Between 1790 and 1830, a small group of ground-breaking writers revolutionized English poetry by creating a new, lyrical, and expressive poetry that celebrated and explored the visionary creativity of the artistic mind. We will read works, chiefly poetry, by the British Romantics, focusing on the poetry of William Blake; William Wordsworth; Samuel Taylor Coleridge; George Gordon, Lord Byron; Percy Bysshe Shelley; and John Keats, with occasional excursions into their letters and literary criticism.

 

ENGL 670-01 Seminar in LIT: On-Line Lives: Autobiography & Digital Media
Professor: Lisa Ortiz
Meetings: Wednesday 5:00-7:30pm

No longer a novelty, digital automedia have become the standard of representing our personhood in a publicly private way. This seminar explores a range of autobiographical forms as they present themselves through on-line platforms in the digital age. Our objective is to explore the developing modes and methods of self-representation in on-line media with a focus on the history and theory of life writing. Students will become familiar with discourses and debates about digital life writing forms as an old genre learns new tricks. We will focus on a variety of on-line platforms, such as blogs, social media, and gaming for life writing practices with an eye toward problematizing the digital media as tools of self-identification, self-effacement, and identity fraud. Discussions highlight questions of creative license and freedom of expression as well as ethics and measures of security: Are online role-playing games and other seemingly ephemeral spaces for constructing online profiles as “real” as off-line spaces of lived identity? How do platforms that facilitate sharing life narratives online open doors to the construction of fake lives used for “catfishing” and other on-line deceptions? Do the networking websites on which we scroll and swipe for professional connections as disabling as they are enabling of access to opportunity? Are blogs and vlogs the new memoir?

 

ENGL 670-02 Seminar in LIT: Native American Literature & the Environment 
Professor: Jane Robbins Mize
Meetings: Thursday 5:00-7:30pm

This course explores how the environment is imagined, represented, problematized, and engaged in Native American literature across the twentieth century. Students will also be introduced to the fields of Indigenous Studies and ecocriticism while discussing both their entanglements and divergences. We will ask questions such as: How does Indigenous storytelling frame subjects including human-nonhuman relations, natural and urban spaces, environmental law, and self-determination? What might Native American literature reveal about the tensions between Indigenous epistemologies of the environment and settler environmentalism? What is the connection between environmental justice and decolonization—and how does Indigenous literature, film, and art contribute to such movements?
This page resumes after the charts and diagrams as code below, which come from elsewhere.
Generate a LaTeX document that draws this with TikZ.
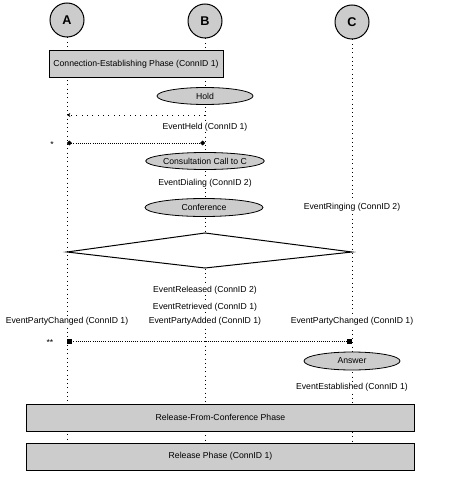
\documentclass[tikz,border=0pt]{standalone}
\usepackage{fontspec}
\setmainfont{Liberation Sans}
\usetikzlibrary{shapes.geometric,arrows.meta}

\newcommand{\evtfont}{\fontsize{6.5}{8}\selectfont}

\tikzset{
  party/.style={circle,draw,line width=0.75pt,fill=gray!40,minimum size=25.5pt,inner sep=0pt,font=\fontsize{9.5}{11}\selectfont\bfseries},
  phase/.style={draw,line width=0.75pt,fill=gray!40,inner sep=0pt,minimum height=20.25pt,font=\evtfont},
  action/.style={ellipse,draw,line width=0.6pt,fill=gray!40,inner sep=0pt,minimum height=12.75pt,font=\evtfont},
  evt/.style={fill=white,inner sep=0.75pt,font=\evtfont},
  note/.style={inner sep=0pt,font=\evtfont},
  lifeline/.style={line width=0.6pt,dash pattern=on 0.6pt off 2.6pt},
  notify/.style={line width=0.6pt,dash pattern=on 0.6pt off 3.4pt,-{Stealth[length=2.5pt,width=3pt]}},
  link/.style={line width=0.6pt,dash pattern=on 0.6pt off 1pt,{Circle[length=3.5pt]}-{Circle[length=3.5pt]}},
  bridge/.style={line width=0.6pt,dash pattern=on 0.6pt off 1pt,{Square[length=3.5pt]}-{Square[length=3.5pt]}}
}

\begin{document}
\begin{tikzpicture}[x=0.75pt,y=0.75pt,yscale=-1,xscale=1]
\useasboundingbox (0,0) rectangle (470,478);
% parties and their lifelines
\node[party] (A) at (67,20) {A};
\node[party] (B) at (205,21) {B};
\node[party] (C) at (352,22) {C};
\coordinate (bottom) at (0,443);
\foreach \p in {A,B,C}
  \draw[lifeline] (\p.south) -- (\p |- bottom);

\node[phase,minimum width=130.5pt] (establish) at (136,64.5) {Connection-Establishing Phase (ConnID 1)};

% hold
\node[action,minimum width=72pt] (hold) at (205,96) {Hold};
\coordinate (heldB) at (205,115);
\coordinate (heldA) at (67,115);
\draw[notify] (heldB) -- (heldA);
\node[evt] (held) at (205,127) {EventHeld (ConnID 1)};
\coordinate (linkA) at (67,143);
\coordinate (linkB) at (205,143);
\draw[link] (linkA) -- (linkB);
\node[note] (star) at (52,145) {*};

% consultation and conference
\node[action,minimum width=82.5pt] (consult) at (205,161) {Consultation Call to C};
\node[evt] (dialing) at (205,183) {EventDialing (ConnID 2)};
\node[action,minimum width=88.5pt,minimum height=13.5pt] (conf) at (204,207.5) {Conference};
\node[evt] (ringing) at (352,207) {EventRinging (ConnID 2)};
\draw[line width=0.75pt,fill=white] (67,252) -- (205,233) -- (352,252) -- (205,268) -- cycle;

\node[evt] (released) at (205,290) {EventReleased (ConnID 2)};
\node[evt] (retrieved) at (205,307) {EventRetrieved (ConnID 1)};
\node[evt] (changedA) at (67,321) {EventPartyChanged (ConnID 1)};
\node[evt] (added) at (205,321) {EventPartyAdded (ConnID 1)};
\node[evt] (changedC) at (352,321) {EventPartyChanged (ConnID 1)};
\coordinate (bridgeA) at (67,341);
\coordinate (bridgeC) at (352,341);
\draw[bridge] (bridgeA) -- (bridgeC);
\node[note] (stars) at (50,343) {**};

% answer
\node[action,minimum width=72pt,minimum height=13.5pt] (answer) at (352,361) {Answer};
\node[evt] (established) at (352,387) {EventEstablished (ConnID 1)};

% release
\node[phase,minimum width=291pt] (fromconf) at (220.5,417.5) {Release-From-Conference Phase};
\node[phase,minimum width=291pt] (release) at (220.5,456.5) {Release Phase (ConnID 1)};
\end{tikzpicture}
\end{document}
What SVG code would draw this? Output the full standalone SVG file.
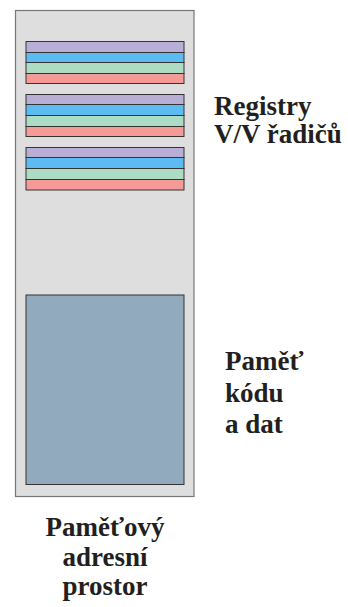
<svg xmlns="http://www.w3.org/2000/svg" width="348" height="607" viewBox="0 0 348 607">
<rect width="348" height="607" fill="#fff"/>
<g id="space">
<rect x="15.5" y="10.5" width="178.5" height="486" fill="#dedede" stroke="#777" stroke-width="1.2"/>
</g>
<g id="reg1" stroke="#333" stroke-width="1">
<rect fill="#b9aed5" x="26" y="41.5" width="158" height="11"/>
<rect fill="#5cbcf2" x="26" y="52.5" width="158" height="10"/>
<rect fill="#acdcc4" x="26" y="62.5" width="158" height="11"/>
<rect fill="#f59b97" x="26" y="73.5" width="158" height="10"/>
</g>
<g id="reg2" stroke="#333" stroke-width="1">
<rect fill="#b9aed5" x="26" y="94.5" width="158" height="10"/>
<rect fill="#5cbcf2" x="26" y="104.5" width="158" height="11"/>
<rect fill="#acdcc4" x="26" y="115.5" width="158" height="11"/>
<rect fill="#f59b97" x="26" y="126.5" width="158" height="10"/>
</g>
<g id="reg3" stroke="#333" stroke-width="1">
<rect fill="#b9aed5" x="26" y="147.5" width="158" height="10"/>
<rect fill="#5cbcf2" x="26" y="157.5" width="158" height="11"/>
<rect fill="#acdcc4" x="26" y="168.5" width="158" height="11"/>
<rect fill="#f59b97" x="26" y="179.5" width="158" height="10.5"/>
</g>
<g id="code">
<rect x="26" y="295" width="158" height="189.5" fill="#91aabe" stroke="#333" stroke-width="1"/>
</g>
<g id="labels" style="font-family:Tinos,'Liberation Serif','Times New Roman',serif;font-weight:bold;font-size:27px" fill="#231f20">
<text x="214" y="115">Registry</text>
<text x="214" y="143">V/V řadičů</text>
<text x="225" y="370">Paměť</text>
<text x="225" y="401.5">kódu</text>
<text x="225" y="433">a dat</text>
<text x="105" y="536" text-anchor="middle">Paměťový</text>
<text x="105" y="566" text-anchor="middle">adresní</text>
<text x="105" y="595" text-anchor="middle">prostor</text>
</g>
</svg>
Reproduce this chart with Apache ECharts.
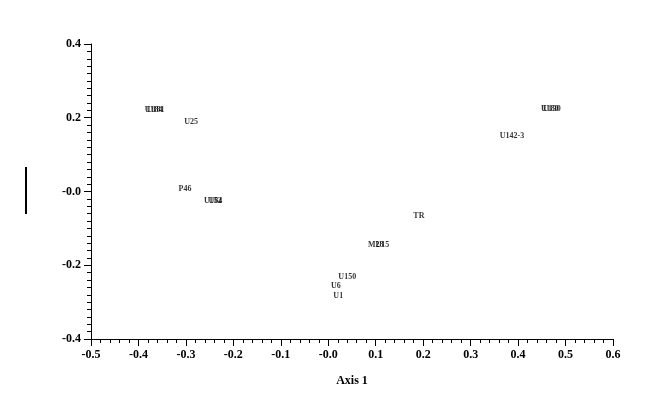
<!DOCTYPE html>
<html><head><meta charset="utf-8">
<script src="https://cdn.jsdelivr.net/npm/echarts@6/dist/echarts.min.js"></script>
<style>html,body{margin:0;padding:0;background:#fff}#c{width:664px;height:413px}</style>
</head><body><div id="c"></div>
<script>
const pointLabels = ['U184','U181','U25','P46','U152','U84','M28','U15','U150','U6','U1','TR','U142-3','U180','U130'];
const xValues = [-0.368,-0.364,-0.289,-0.302,-0.243,-0.238,0.100,0.114,0.040,0.016,0.021,0.191,0.387,0.467,0.471];
const yValues = [0.221,0.221,0.188,0.007,-0.026,-0.026,-0.145,-0.145,-0.232,-0.256,-0.283,-0.066,0.150,0.224,0.224];
const xTicks = {min:-0.5, max:0.6, interval:0.1};
const yTicks = {min:-0.4, max:0.4, interval:0.2};
const xAxisName = 'Axis 1';

const font = '"Liberation Serif", "Times New Roman", serif';
const fmt = v => Math.abs(v) < 1e-9 ? '-0.0' : v.toFixed(1);
const data = pointLabels.map((n,i)=>({name:n, value:[xValues[i], yValues[i]]}));

const chart = echarts.init(document.getElementById('c'), null, {renderer:'canvas'});
chart.setOption({
  animation:false,
  backgroundColor:'#fff',
  grid:{left:91, right:51, top:44, bottom:74, containLabel:false},
  xAxis:{
    type:'value', min:xTicks.min, max:xTicks.max, interval:xTicks.interval,
    name:xAxisName, nameLocation:'middle', nameGap:36,
    nameTextStyle:{fontFamily:font, fontWeight:'bold', fontSize:12, color:'#000'},
    axisLine:{onZero:false, lineStyle:{color:'#000', width:1}},
    axisTick:{inside:false, length:7, lineStyle:{color:'#000'}},
    minorTick:{show:true, splitNumber:5, length:4, lineStyle:{color:'#000'}},
    splitLine:{show:false}, minorSplitLine:{show:false},
    axisLabel:{formatter:fmt, fontFamily:font, fontWeight:'bold', fontSize:12, color:'#000', margin:10}
  },
  yAxis:{
    type:'value', min:yTicks.min, max:yTicks.max, interval:yTicks.interval,
    axisLine:{onZero:false, lineStyle:{color:'#000', width:1}},
    axisTick:{inside:false, length:7, lineStyle:{color:'#000'}},
    minorTick:{show:true, splitNumber:10, length:4, lineStyle:{color:'#000'}},
    splitLine:{show:false}, minorSplitLine:{show:false},
    axisLabel:{formatter:fmt, fontFamily:font, fontWeight:'bold', fontSize:12, color:'#000', margin:10}
  },
  graphic:[{type:'rect', left:25, top:167, shape:{width:2, height:47}, style:{fill:'#000'}}],
  series:[{
    type:'scatter', data:data, symbolSize:1,
    itemStyle:{color:'rgba(0,0,0,0)'},
    label:{show:true, position:'inside', formatter:p=>p.name, fontFamily:font, fontWeight:'bold', fontSize:8, color:'#000'},
    emphasis:{disabled:true}
  }]
});
</script></body></html>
We will analyze texts within their unique environmental, historical, and cultural contexts—and we will also consider larger frameworks including settler colonialism, capitalist industrialization, and Indigenous sovereignty. Readings will include literature such as Leslie Marmon Silko’s Ceremony (1977), Linda Hogan’s Solar Storms (1998), and Tommy Pico’s Nature Poem (2017) as well as scholarship by Gerald Vizenor, Nick Estes, and Leanne Betasamosake Simpson.